Squibs of identical text appeared in the NY Times, p.7, and the Hartford Courant, p.1, and likely in other U.S. papers.
MARK TWAIN’S BOOK FINISHED.
LONDON, July 7.—Mark Twain has finished his new book, “The Surviving Innocent Abroad,” and will start for the Continent to-morrow for a vacation.
July 9 Friday
July 10 Saturday – Sam’s notebook:
London, July 10. Livy, Clara , & Julie Langdon in a hansom. The horse fell, the whole front of the hansome wrecked, Clara thrown over & disappeared from Livy’s view—fell on the struggling horse’s rump, slipped down on to his hind legs in front of the wheels, scrambled out & had no severe hurts.
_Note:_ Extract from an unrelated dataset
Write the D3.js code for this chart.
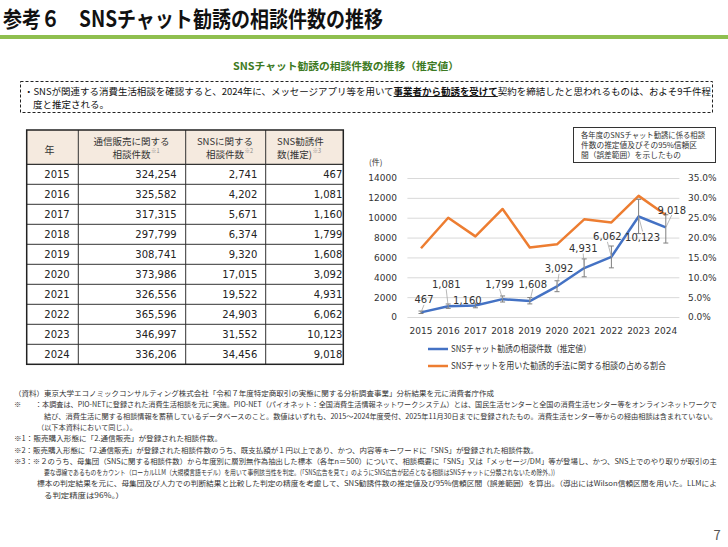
<!DOCTYPE html>
<html><head><meta charset="utf-8">
<script src="https://cdn.jsdelivr.net/npm/d3@7"></script>
<style>
html,body{margin:0;padding:0;background:#fff;}
svg{display:block;}
</style>
</head><body>
<svg id="c" width="728" height="547"></svg>
<script>
// ---------------- DATA ----------------
const years = [2015, 2016, 2017, 2018, 2019, 2020, 2021, 2022, 2023, 2024];
const mailOrderConsults = [324254, 325582, 317315, 297799, 308741, 373986, 326556, 365596, 346997, 336206];
const snsConsults = [2741, 4202, 5671, 6374, 9320, 17015, 19522, 24903, 31552, 34456];
const snsSolicit = [467, 1081, 1160, 1799, 1608, 3092, 4931, 6062, 10123, 9018];
const ciLow  = [350, 870, 930, 1510, 1320, 2550, 4050, 4950, 8400, 7450];
const ciHigh = [600, 1310, 1390, 2120, 1960, 3650, 5850, 7150, 11850, 10300];
const shareRatio = [0.173, 0.250, 0.203, 0.272, 0.175, 0.183, 0.246, 0.238, 0.305, 0.257];
const leftTicks = [0, 2000, 4000, 6000, 8000, 10000, 12000, 14000];
const rightTicks = [0, 0.05, 0.10, 0.15, 0.20, 0.25, 0.30, 0.35];
const legendLabels = ["SNSチャット勧誘の相談件数（推定値）", "SNSチャットを用いた勧誘的手法に関する相談の占める割合"];
const tableHeaders = [["年"], ["通信販売に関する", "相談件数", "※1"], ["SNSに関する", "相談件数", "※2"], ["SNS勧誘件", "数(推定)", "※3"]];
const titleText = "参考６　SNSチャット勧誘の相談件数の推移";
const subtitleText = "SNSチャット勧誘の相談件数の推移（推定値）";
const noteBoxLines = ["各年度のSNSチャット勧誘に係る相談", "件数の推定値及びその95%信頼区", "間（誤差範囲）を示したもの"];
const footnotes = [
  "（資料）東京大学エコノミックコンサルティング株式会社「令和７年度特定商取引の実態に関する分析調査事業」分析結果を元に消費者庁作成",
  "：本調査は、PIO-NETに登録された消費生活相談を元に実施。PIO-NET（パイオネット：全国消費生活情報ネットワークシステム）とは、国民生活センターと全国の消費生活センター等をオンラインネットワークで",
  "結び、消費生活に関する相談情報を蓄積しているデータベースのこと。数値はいずれも、2015～2024年度受付、2025年11月30日までに登録されたもの。消費生活センター等からの経由相談は含まれていない。",
  "（以下本資料において同じ。）。",
  "※1：販売購入形態に「2.通信販売」が登録された相談件数。",
  "※2：販売購入形態に「2.通信販売」が登録された相談件数のうち、既支払額が１円以上であり、かつ、内容等キーワードに「SNS」が登録された相談件数。",
  "※3：※２のうち、母集団（SNSに関する相談件数）から年度別に層別無作為抽出した標本（各年n＝500）について、相談概要に「SNS」又は「メッセージ/DM」等が登場し、かつ、SNS上でのやり取りが取引の主",
  "要な導線であるものをカウント（ローカルLLM（大規模言語モデル）を用いて事例該当性を判定。(「SNS広告を見て」のようにSNS広告が起点となる相談はSNSチャットに分類されないため除外。))",
  "標本の判定結果を元に、母集団及び人力での判断結果と比較した判定の精度を考慮して、SNS勧誘件数の推定値及び95%信頼区間（誤差範囲）を算出。（導出にはWilson信頼区間を用いた。LLMによ",
  "る判定精度は96%。）"
];

// ---------------- DRAW ----------------
const svg = d3.select("#c");
const JP = "'Noto Sans CJK JP', 'Noto Sans', sans-serif";
const NUM = "'DejaVu Sans', Verdana, sans-serif";
const fmt = d3.format(",");

// Title
svg.append("text").attr("x", 3).attr("y", 27)
  .attr("font-family", JP).attr("font-weight", 700).attr("font-size", 22).attr("fill", "#111")
  .attr("textLength", 380).attr("lengthAdjust", "spacingAndGlyphs").text(titleText);
svg.append("rect").attr("x", 0).attr("y", 35).attr("width", 728).attr("height", 4).attr("fill", "#8fbf4f");

// Subtitle
svg.append("text").attr("x", 346).attr("y", 70).attr("text-anchor", "middle")
  .attr("font-family", JP).attr("font-weight", 700).attr("font-size", 10).attr("fill", "#3d7a23")
  .attr("textLength", 226).attr("lengthAdjust", "spacingAndGlyphs").text(subtitleText);

// Dashed box
svg.append("rect").attr("x", 20.5).attr("y", 81.5).attr("width", 692).attr("height", 31)
  .attr("fill", "none").attr("stroke", "#222").attr("stroke-dasharray", "3,2");
const s1 = svg.append("text").attr("x", 24).attr("y", 95).attr("font-family", JP).attr("font-size", 9.5).attr("fill", "#111")
  .attr("textLength", 687).attr("lengthAdjust", "spacingAndGlyphs");
s1.append("tspan").text("・SNSが関連する消費生活相談を確認すると、2024年に、メッセージアプリ等を用いて");
s1.append("tspan").attr("font-weight", 700).attr("text-decoration", "underline").text("事業者から勧誘を受けて");
s1.append("tspan").text("契約を締結したと思われるものは、およそ9千件程");
svg.append("text").attr("x", 33).attr("y", 108).attr("font-family", JP).attr("font-size", 9.5).attr("fill", "#111")
  .text("度と推定される。");

// ---------------- TABLE ----------------
const colX = [26.7, 78.3, 185.7, 265.7, 343.3];
const tTop = 130, hdrBottom = 164.3, rowH = 20;
const tBottom = hdrBottom + rowH * years.length;
const tbl = svg.append("g");
tbl.append("rect").attr("x", colX[0]).attr("y", tTop).attr("width", colX[4] - colX[0]).attr("height", hdrBottom - tTop)
  .attr("fill", "#f5eadf");
d3.range(years.length).forEach(i => {
  const yy = hdrBottom + rowH * i;
  tbl.append("line").attr("x1", colX[0]).attr("x2", colX[4]).attr("y1", yy).attr("y2", yy)
    .attr("stroke", "#333").attr("stroke-width", i === 0 ? 1.2 : 1);
});
colX.slice(1, 4).forEach(cx => {
  tbl.append("line").attr("x1", cx).attr("x2", cx).attr("y1", tTop).attr("y2", tBottom).attr("stroke", "#333").attr("stroke-width", 1);
});
tbl.append("rect").attr("x", colX[0]).attr("y", tTop).attr("width", colX[4] - colX[0]).attr("height", tBottom - tTop)
  .attr("fill", "none").attr("stroke", "#222").attr("stroke-width", 1.5);

// headers
tbl.append("text").attr("x", 49.5).attr("y", 153.5).attr("text-anchor", "middle").attr("font-family", JP)
  .attr("font-size", 10).attr("fill", "#333").text(tableHeaders[0][0]);
[[131.5, "middle"], [225, "middle"], [277, "start"]].forEach(([hx, anchor], k) => {
  const h = tableHeaders[k + 1];
  tbl.append("text").attr("x", hx).attr("y", 145).attr("text-anchor", anchor).attr("font-family", JP)
    .attr("font-size", 9.5).attr("fill", "#333").text(h[0]);
  const t2 = tbl.append("text").attr("x", hx).attr("y", 157.5).attr("text-anchor", anchor).attr("font-family", JP)
    .attr("font-size", 9.5).attr("fill", "#333").text(h[1]);
  const w = t2.node().getComputedTextLength();
  const endX = anchor === "middle" ? hx + w / 2 : hx + w;
  tbl.append("text").attr("x", endX + 0.5).attr("y", 153).attr("font-family", JP)
    .attr("font-size", 5.5).attr("fill", "#888").text(h[2]);
});
// rows
years.forEach((yr, i) => {
  const cy = hdrBottom + rowH * i + rowH / 2 + 3.6;
  tbl.append("text").attr("x", 57).attr("y", cy).attr("text-anchor", "middle").attr("font-family", NUM)
    .attr("font-size", 10).attr("fill", "#222").text(yr);
  [[176.7, mailOrderConsults[i]], [257.3, snsConsults[i]], [342.3, snsSolicit[i]]].forEach(([rx, v]) => {
    tbl.append("text").attr("x", rx).attr("y", cy).attr("text-anchor", "end").attr("font-family", NUM)
      .attr("font-size", 10).attr("fill", "#222").text(fmt(v));
  });
});

// ---------------- CHART ----------------
const x = d3.scaleBand().domain(years).range([407.4, 679.4]).paddingInner(0).paddingOuter(0);
const cx = d => x(d) + x.bandwidth() / 2;
const y = d3.scaleLinear().domain([0, 14000]).range([317, 178]);
const yR = d3.scaleLinear().domain([0, 0.35]).range([317, 178]);
const chart = svg.append("g");

const grid = chart.append("g").attr("transform", "translate(407.4,0)")
  .call(d3.axisLeft(y).tickValues(leftTicks).tickSize(-(679.4 - 407.4)).tickFormat(""));
grid.select(".domain").remove();
grid.selectAll("line").attr("stroke", "#d9d9d9").attr("stroke-width", 1);

const ax = chart.append("g").attr("transform", "translate(400,0)")
  .call(d3.axisLeft(y).tickValues(leftTicks).tickSize(0).tickPadding(3).tickFormat(d3.format("d")));
ax.select(".domain").remove();
ax.selectAll("text").attr("font-family", NUM).attr("font-size", 9).attr("fill", "#333");

const axR = chart.append("g").attr("transform", "translate(685,0)")
  .call(d3.axisRight(yR).tickValues(rightTicks).tickSize(0).tickPadding(3).tickFormat(d3.format(".1%")));
axR.select(".domain").remove();
axR.selectAll("text").attr("font-family", NUM).attr("font-size", 9).attr("fill", "#333");

const axX = chart.append("g").attr("transform", "translate(0,317)")
  .call(d3.axisBottom(x).tickSize(0).tickPadding(11));
axX.select(".domain").remove();
axX.selectAll("text").attr("font-family", NUM).attr("font-size", 9).attr("fill", "#333");

chart.append("text").attr("x", 369).attr("y", 164.5).attr("font-family", JP).attr("font-size", 8).attr("fill", "#333").text("(件)");

const pts = years.map((yr, i) => ({ yr, v: snsSolicit[i], r: shareRatio[i], lo: ciLow[i], hi: ciHigh[i] }));
chart.append("path").datum(pts)
  .attr("d", d3.line().x(d => cx(d.yr)).y(d => yR(d.r)))
  .attr("fill", "none").attr("stroke", "#ed7d31").attr("stroke-width", 2.5).attr("stroke-linejoin", "round");
chart.append("path").datum(pts)
  .attr("d", d3.line().x(d => cx(d.yr)).y(d => y(d.v)))
  .attr("fill", "none").attr("stroke", "#4472c4").attr("stroke-width", 2.5).attr("stroke-linejoin", "round");

const eb = chart.append("g").attr("stroke", "#7f7f7f").attr("stroke-width", 1);
pts.forEach(d => {
  const xx = cx(d.yr);
  eb.append("line").attr("x1", xx).attr("x2", xx).attr("y1", y(d.lo)).attr("y2", y(d.hi));
  eb.append("line").attr("x1", xx - 2.5).attr("x2", xx + 2.5).attr("y1", y(d.lo)).attr("y2", y(d.lo));
  eb.append("line").attr("x1", xx - 2.5).attr("x2", xx + 2.5).attr("y1", y(d.hi)).attr("y2", y(d.hi));
});

// data labels (pixel offsets from each point)
const labelOffsets = [[3, -12.5], [-2, -22], [-8, -5.5], [-3, -15], [3, -17], [2, -17.5], [-1, -19.5], [-4, -20], [4, 21], [6, -17.5]];
const lab = chart.append("g");
pts.forEach((d, i) => {
  const px = cx(d.yr), py = y(d.v);
  const lx = px + labelOffsets[i][0], ly = py + labelOffsets[i][1];
  if (Math.abs(labelOffsets[i][1]) > 8) {
    const sy = labelOffsets[i][1] < 0 ? ly + 5 : ly - 6;
    lab.append("line").attr("x1", lx).attr("y1", sy).attr("x2", px).attr("y2", py)
      .attr("stroke", "#a6a6a6").attr("stroke-width", 0.8);
  }
  lab.append("text").attr("x", lx).attr("y", ly).attr("dy", "0.36em").attr("text-anchor", "middle")
    .attr("font-family", NUM).attr("font-size", 10).attr("fill", "#333").text(fmt(d.v));
});

// note box
svg.append("rect").attr("x", 573.5).attr("y", 127.5).attr("width", 142).attr("height", 35)
  .attr("fill", "#fff").attr("stroke", "#333").attr("stroke-width", 1);
const noteLens = [124, 116, 100];
noteBoxLines.forEach((t, i) => {
  svg.append("text").attr("x", 581).attr("y", 138 + i * 10).attr("font-family", JP).attr("font-size", 7.5)
    .attr("fill", "#333").attr("textLength", noteLens[i]).attr("lengthAdjust", "spacingAndGlyphs").text(t);
});

// legend
const legColors = ["#4472c4", "#ed7d31"];
const legLens = [140, 215];
legendLabels.forEach((t, i) => {
  const ly = 349 + i * 17;
  svg.append("line").attr("x1", 428).attr("x2", 448).attr("y1", ly).attr("y2", ly)
    .attr("stroke", legColors[i]).attr("stroke-width", 2.5);
  svg.append("text").attr("x", 451).attr("y", ly + 3.2).attr("font-family", JP).attr("font-size", 9)
    .attr("fill", "#333").attr("textLength", legLens[i]).attr("lengthAdjust", "spacingAndGlyphs").text(t);
});

// footnotes
const fnLayout = [[14, 494], [35, 717], [44, 717], [37, 137], [14, 222], [14, 538], [14, 717], [44, 555], [37, 717], [44, 124]];
footnotes.forEach((t, i) => {
  const fy = 396 + i * 11.3;
  const [x0, x1] = fnLayout[i];
  svg.append("text").attr("x", x0).attr("y", fy).attr("font-family", JP).attr("font-size", 7.2)
    .attr("fill", "#333").attr("textLength", x1 - x0).attr("lengthAdjust", "spacingAndGlyphs").text(t);
});
svg.append("text").attr("x", 14).attr("y", 396 + 11.3).attr("font-family", JP).attr("font-size", 7.2)
  .attr("fill", "#333").text("※");

// page number
svg.append("text").attr("x", 717).attr("y", 540).attr("text-anchor", "middle").attr("font-family", JP)
  .attr("font-size", 13).attr("fill", "#555").text("7");
</script>
</body></html>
Livy was flung on to the floor of the hansom & got two bruises on her face. Julie was not unseated, & not hurt.
The horse scrambled on to his feet leaving Clara under the cab in front of the wheels. She was on his hind legs and gripping one of his ancles with her hand when he scrambled up and spilt her off to the rear [NB 41 TS 44]. Note: Clara Clemens published an account of this in Awake to a Perfect Day (1956) p.82-4. A hansom is a low-slung, two-wheeled carriage, usually driven by one horse for two passengers with driver mounted on an elevated seat behind and reins strung over the top; named after J.A. Hansom (1803-1882), English architect who designed it.
Right after the above entry, Sam wrote: “Inform Sir Douglas Straight or J.M. Barrie that I am the Omar Khayam Club of America” [NB 41 TS 44]. Note: Douglas Straight (1844-1914), English lawyer, member of Parliament, Judge, and journalist. Sir James Matthew Barrie (1860-1937), Scottish author and dramatist, best known for creating Peter Pan.
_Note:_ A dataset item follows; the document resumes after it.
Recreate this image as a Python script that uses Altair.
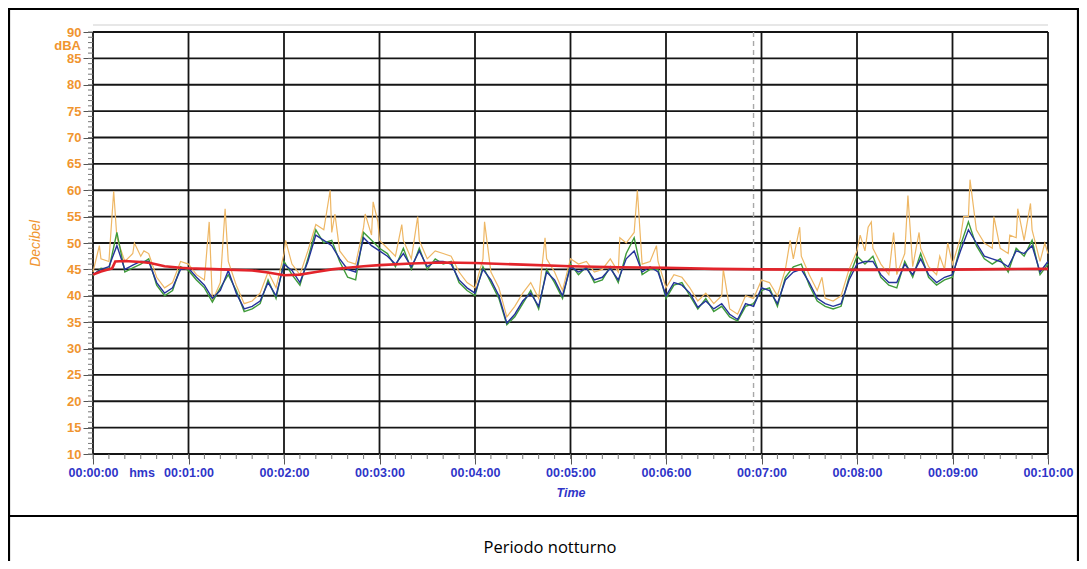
import altair as alt
import pandas as pd

# ---------------- data ----------------
times = list(range(0, 601, 5))  # seconds

blue = [
    44.0, 45.0, 45.5, 49.5, 45.0, 45.8, 46.5, 46.5, 42.5, 40.5,
    41.5, 45.0, 45.2, 43.5, 42.0, 39.5, 41.0, 44.8, 40.5, 37.5,
    38.0, 39.0, 42.5, 40.0, 46.0, 44.8, 42.5, 46.5, 51.5, 50.5,
    49.5, 47.0, 45.0, 44.5, 51.0, 49.5, 48.5, 47.5, 46.0, 48.0,
    45.5, 48.5, 45.5, 46.5, 46.5, 46.0, 43.0, 41.5, 40.5, 45.0,
    43.0, 40.0, 34.8, 36.5, 39.0, 40.5, 38.0, 44.5, 43.0, 40.0,
    45.5, 44.5, 45.2, 43.0, 43.5, 45.2, 43.0, 47.0, 48.5, 44.5,
    45.5, 44.5, 40.0, 42.5, 42.0, 40.5, 37.8, 39.0, 37.5, 38.5,
    36.5, 35.5, 38.5, 38.0, 41.5, 41.0, 38.5, 43.0, 44.5, 45.0,
    42.5, 39.5, 38.5, 38.0, 38.5, 43.0, 46.0, 46.5, 46.5, 44.0,
    42.5, 42.5, 46.0, 44.0, 47.0, 44.0, 42.5, 43.5, 44.0, 48.5,
    52.5, 50.0, 47.5, 47.0, 46.5, 45.5, 48.5, 48.0, 49.5, 44.5,
    46.5,
]

green = [
    43.8, 45.2, 45.0, 52.0, 44.5, 45.3, 46.0, 47.0, 42.0, 40.0,
    41.0, 45.5, 44.8, 43.0, 41.5, 38.8, 41.5, 44.0, 41.0, 37.0,
    37.5, 38.5, 43.0, 39.5, 46.5, 44.0, 42.0, 47.0, 52.5, 50.0,
    50.5, 46.5, 43.5, 43.0, 52.0, 50.5, 49.0, 48.0, 45.5, 49.0,
    45.0, 49.0, 45.0, 47.0, 46.0, 46.5, 42.5, 41.0, 40.0, 45.5,
    42.5, 39.5, 34.5, 36.0, 38.5, 41.0, 37.5, 45.0, 42.5, 39.5,
    46.0, 44.0, 45.5, 42.5, 43.0, 45.5, 42.5, 48.0, 51.0, 44.0,
    45.0, 45.0, 39.5, 42.0, 42.5, 40.0, 37.5, 39.5, 37.0, 38.0,
    36.0, 35.2, 38.0, 38.5, 41.0, 41.5, 38.0, 43.5, 45.5, 46.0,
    42.0, 39.0, 38.0, 37.5, 38.0, 43.5, 47.5, 46.0, 47.5, 43.5,
    42.0, 41.5, 46.5, 43.5, 48.0, 43.5, 42.0, 43.0, 43.5, 49.5,
    54.0, 49.5, 47.0, 46.0, 47.0, 44.5, 49.0, 47.5, 50.5, 44.0,
    46.0,
]

orange = [
    44.5, 47.0, 46.5, 51.0, 46.5, 48.0, 47.5, 48.0, 43.5, 41.5,
    42.5, 46.5, 46.0, 44.0, 43.0, 39.0, 42.5, 46.5, 42.0, 38.5,
    39.0, 40.5, 44.5, 41.5, 48.0, 46.0, 44.0, 48.5, 53.5, 52.5,
    52.0, 48.5, 46.5, 46.0, 53.0, 51.5, 50.5, 49.0, 47.5, 50.5,
    47.0, 50.5, 47.0, 48.5, 48.0, 47.5, 44.5, 42.5, 41.5, 47.0,
    44.5, 41.5, 36.0, 38.0, 40.5, 42.5, 39.5, 47.0, 44.5, 41.0,
    47.0, 46.0, 46.5, 44.5, 45.0, 47.0, 44.5, 50.0, 52.0, 46.0,
    46.5, 46.5, 41.5, 44.0, 43.5, 41.5, 39.0, 40.5, 38.5, 40.0,
    37.5, 36.5, 40.0, 39.5, 43.0, 42.5, 40.0, 45.0, 47.0, 47.5,
    44.0, 41.0, 39.5, 39.0, 40.0, 45.0, 48.5, 48.5, 49.0, 46.0,
    44.0, 44.0, 48.0, 45.5, 49.0, 45.5, 44.0, 45.0, 46.0, 51.0,
    55.0, 52.5, 50.0, 49.0, 49.0, 48.0, 51.0, 50.5, 52.5, 46.5,
    48.0,
]

orange_peak_t = [4, 13, 26, 32, 73, 83, 121, 149, 152, 171, 176, 179, 194,
                 204, 246, 284, 331, 342, 354, 396, 438, 444, 458, 482, 487,
                 489, 503, 512, 519, 532, 537, 547, 551, 566, 576, 581, 589, 598]
orange_peak_v = [49.5, 59.8, 50.0, 48.5, 54.0, 56.5, 50.5, 60.0, 55.5, 55.5,
                 57.8, 54.0, 53.5, 55.0, 54.0, 51.0, 51.0, 60.0, 49.5, 45.0,
                 50.5, 53.0, 43.5, 51.5, 53.0, 54.0, 52.0, 59.0, 52.0, 47.5,
                 50.0, 55.0, 62.0, 55.0, 51.5, 56.5, 57.5, 50.0]

red_t = [0, 5, 10, 12, 14, 20, 30, 36, 45, 55, 60, 80, 100, 110, 120, 130,
         140, 150, 160, 170, 180, 200, 220, 240, 270, 300, 330, 360, 390,
         420, 450, 480, 510, 540, 570, 600]
red_v = [44.0, 44.6, 45.0, 45.2, 46.5, 46.6, 46.4, 46.2, 45.6, 45.3, 45.2,
         45.0, 44.8, 44.4, 43.9, 44.0, 44.5, 45.0, 45.3, 45.6, 45.8, 46.1,
         46.3, 46.2, 45.9, 45.6, 45.4, 45.3, 45.1, 45.0, 44.95, 44.9, 44.9,
         44.95, 45.05, 45.1]

y_ticks = list(range(10, 91, 5))
y_minor = list(range(10, 91))
x_ticks = list(range(0, 601, 60))
x_minor = list(range(0, 601, 10))
x_labels = ["00:00:00", "00:01:00", "00:02:00", "00:03:00", "00:04:00",
            "00:05:00", "00:06:00", "00:07:00", "00:08:00", "00:09:00",
            "00:10:00"]
marker_t = [415]

# ---------------- styling ----------------
W, H = 955, 422
ORANGE_TXT = "#F0952F"
BLUE_TXT = "#2F35C8"
GRID = "#151515"

xs = alt.Scale(domain=[0, 600], nice=False, zero=False)
ys = alt.Scale(domain=[10, 90], nice=False, zero=False)

label_expr = "[" + ",".join("'%s'" % s for s in x_labels) + "][round(datum.value/60)]"

x_axis = alt.Axis(values=x_ticks, labelExpr=label_expr, grid=False, domain=False,
                  tickSize=10, tickColor="#555", tickWidth=1, labelPadding=2,
                  labelColor=BLUE_TXT, labelFont="Liberation Sans", labelFontSize=12.5,
                  labelFontWeight="bold", title="Time", titleColor=BLUE_TXT,
                  titleFont="Liberation Sans", titleFontSize=12.5, titleFontWeight="bold",
                  titleFontStyle="italic", titleX=W / 2, titleY=38,
                  titleBaseline="middle", titleAlign="center", labelFlush=False)

y_axis = alt.Axis(values=y_ticks, grid=False, domain=False, tickSize=10,
                  tickColor="#555", tickWidth=1, labelPadding=2,
                  labelColor=ORANGE_TXT, labelFont="Liberation Sans", labelFontSize=13,
                  labelFontWeight="bold", title="Decibel", titleColor=ORANGE_TXT,
                  titleFont="Liberation Sans", titleFontSize=14, titleFontWeight="normal",
                  titleFontStyle="italic", titleAngle=270, titleX=-58, titleY=211,
                  titleAlign="center", titleBaseline="middle", labelFlush=False)


def X(field):
    return alt.X(field, scale=xs, axis=x_axis)


def Y(field):
    return alt.Y(field, scale=ys, axis=y_axis)


# ---------------- frames ----------------
df_main = pd.DataFrame({"t": times, "blue": blue, "green": green})
df_orange = pd.DataFrame({"t": times + orange_peak_t, "v": orange + orange_peak_v}).sort_values("t")
df_red = pd.DataFrame({"t": red_t, "v": red_v})
one = pd.DataFrame({"a": [0]})

hgrid = alt.Chart(pd.DataFrame({"y": y_ticks})).mark_rule(color=GRID, strokeWidth=1.8).encode(
    y=Y("y:Q"))
vgrid = alt.Chart(pd.DataFrame({"t": x_ticks})).mark_rule(color=GRID, strokeWidth=1.8).encode(
    x=X("t:Q"))
yminor = alt.Chart(pd.DataFrame({"y": y_minor})).mark_rule(color="#777", strokeWidth=1).encode(
    y=Y("y:Q"), x=alt.value(-5), x2=alt.value(0))
xminor = alt.Chart(pd.DataFrame({"t": x_minor})).mark_rule(color="#777", strokeWidth=1).encode(
    x=X("t:Q"), y=alt.value(H), y2=alt.value(H + 5))
marker = alt.Chart(pd.DataFrame({"t": marker_t})).mark_rule(
    color="#a8a8a8", strokeWidth=1.4, strokeDash=[5, 4]).encode(x=X("t:Q"))

l_orange = alt.Chart(df_orange).mark_line(color="#EEB765", strokeWidth=1.2).encode(
    x=X("t:Q"), y=Y("v:Q"))
l_green = alt.Chart(df_main).mark_line(color="#3F9B3A", strokeWidth=1.4).encode(
    x=X("t:Q"), y=Y("green:Q"))
l_blue = alt.Chart(df_main).mark_line(color="#24339A", strokeWidth=1.4).encode(
    x=X("t:Q"), y=Y("blue:Q"))
l_red = alt.Chart(df_red).mark_line(color="#E3242B", strokeWidth=2.6).encode(
    x=X("t:Q"), y=Y("v:Q"))

# ---------------- decorations (table cell frame, caption, unit) ----------------
base = alt.Chart(one)
topline = base.mark_rule(color="#cfcfcf", strokeWidth=1).encode(
    x=alt.value(0), x2=alt.value(W), y=alt.value(-7))
b_left = base.mark_rule(color="black", strokeWidth=2.2).encode(
    x=alt.value(-84), y=alt.value(-23), y2=alt.value(530))
b_right = base.mark_rule(color="black", strokeWidth=2.2).encode(
    x=alt.value(985), y=alt.value(-23), y2=alt.value(530))
b_top = base.mark_rule(color="black", strokeWidth=2.2).encode(
    x=alt.value(-85), x2=alt.value(986), y=alt.value(-23))
b_mid = base.mark_rule(color="black", strokeWidth=2.2).encode(
    x=alt.value(-85), x2=alt.value(986), y=alt.value(484))
dba = base.mark_text(text="dBA", color=ORANGE_TXT, font="Liberation Sans", fontSize=13,
                     fontWeight="bold", align="right", baseline="alphabetic").encode(
    x=alt.value(-12), y=alt.value(17.5))
hms = base.mark_text(text="hms", color=BLUE_TXT, font="Liberation Sans", fontSize=12.5,
                     fontWeight="bold", align="center", baseline="alphabetic").encode(
    x=alt.value(49), y=alt.value(445))
caption = base.mark_text(text="Periodo notturno", color="black", font="Open Sans", fontSize=16.5,
                         align="center", baseline="alphabetic").encode(
    x=alt.value(457), y=alt.value(521))

chart = alt.layer(
    hgrid, vgrid, yminor, xminor, marker,
    l_orange, l_green, l_blue, l_red,
    topline, b_left, b_right, b_top, b_mid, dba, hms, caption,
).properties(
    width=W, height=H,
    padding={"left": 85, "top": 24, "right": 31, "bottom": 107},
    autosize=alt.AutoSizeParams(type="none"),
    background="white",
).configure_view(stroke=None)

chart.save("out.html", embed_options={"renderer": "svg", "actions": False})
The New York Times, July 10, 1897, p RBA1:
Mark Twain’s New Book
Frank E. Bliss, President of the American Publishing Company of Hartford, returned to Hartford a week ago bringing with him from London the manuscript of two-thirds of Mark Twain’s new book. Mr. Clemens is at comfortable quarters in Chelsea, a suburb of London. On his arrival there Mr. Bliss wrote home to his brother: “I am here with Mark Twain. He looks well, feels well, and is well. His traveling and lecturing has built him up, both in spirit and in body, for he was much broken down when he went away. Now he is strong and cheerful.” Mr. Bliss spent ten days with him. The new book has occupied the humorist’s time all the Winter and Spring, and he is now revising the concluding chapters. The author, in reference to the work, says: “It’s a splendid book. I wouldn’t swap any book I ever wrote for it.” The work will be sold by subscription only, and will be ready for delivery during the holidays. It contains about 600 pages, and deals with travel in Australia, India, New Zealand, and South Africa.
July 11 Sunday – At the Hans Crescent Hotel in London, Sam wrote to H.H. Rogers.
SLC used mourning border for most letters from Susy’s death on, then from Livy’s death on.